(U//FOUO) The purpose of this LIR is to inform DSAC and other relevant private sector partners about new methods ATM skimming crews use to target standalone or kiosk-style ATM terminals such as those found at casinos, hotels, airports, shopping malls, gas stations, restaurants, and supermarkets. The skimming crews intercept customers’ account data through the ATMs’ external cables. The activity observed to date in the United States was discovered at convenience store locations in California, Delaware, and Pennsylvania. This LIR provides details on the methods used in these skimming attempts as well as previously reported use of internal wiretap skimming devices.
(U//FOUO) Internal and external wiretapping (or eavesdropping) skimmers allow criminals to capture card data while circumventing the most common anti-skimming measures, which generally focus on securing the ATM’s card reader “mouth.” Additionally, while many consumers have learned to look for devices attached to ATM card readers, they may not think to look at Ethernet or other cables in plain view and, if so, may not recognize they are out of place. The internal wiretapping method, if properly concealed or achieved through the non-destructive “top box” method, allows for further obfuscation of tampering (i.e., no plain-view wiring), while the external method likely permits easier device installation and retrieval.
(U//FOUO) As of early 2016, card skimming crews targeted standalone ATM terminals in at least three US states and the Dominican Republic, with devices that intercept data in transit through the ATMs’ external cables. This differs from previously observed wiretap devices which Romanian and other criminal groups placed inside ATM terminals in the United States, the United Arab Emirates (UAE), and the United Kingdom to capture data directly from the ATMs’ card readers.
(U//FOUO) According to private sector reporting in February 2016, external eavesdropping skimming devices were recovered from NCR and Diebold ATMs in California, Delaware, and Pennsylvania. The devices captured card data from the main ATM network communication cable during customer transactions but required additional devices to capture customers’ personal identification numbers (PINs), which were encrypted upon entry on keypads. According to open source reporting, ATM manufacturer NCR issued a warning about these devices and reported a keyboard overlay was used to obtain PINs at a NCR ATM, while the Diebold ATM attacks used a concealed micro camera. External power sources resembling cell phone chargers were recovered.
(U//FOUO) This represents one of numerous technological developments observed in the realm of ATM skimming. Although there is no information available about the criminals responsible for the external devices reported in the private sector, technical advancements in skimming have in the past been pioneered in large part by groups based out of Eastern Europe, especially Romania and Bulgaria.
(U//FOUO) It is neither suggested nor addressed in the noted reporting, but while drilling a hole in an ATM faceplate would obviously draw suspicion, skimming subjects could disguise themselves as service technicians to install and remove devices through non-destructive top box access or on external cables.

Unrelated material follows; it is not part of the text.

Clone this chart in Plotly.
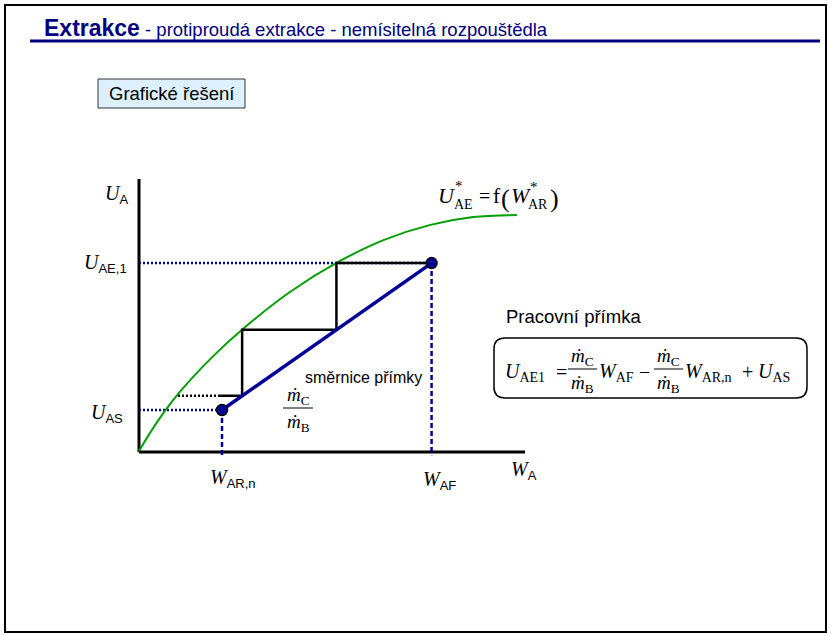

(U) DSAC would like to highlight the tactics ATM skimming crews may use to obtain customers’ transaction information from standalone ATM machines. DSAC encourages financial institutions, casinos, and other companies with standalone ATMs on premises to take the information provided by this LIR into account and to review their internal procedures related to the maintenance and inspection of standalone ATMs as well as the verification of any ATM service technicians’ authorization. Businesses with standalone ATMs should ensure personnel are familiar with the appearance of their ATM terminals, both external and internal if they have that access. Businesses are encouraged to contact the ATM owner or service provider if they have questions or notice anomalies regarding the appearance, operation, or maintenance of standalone ATMs.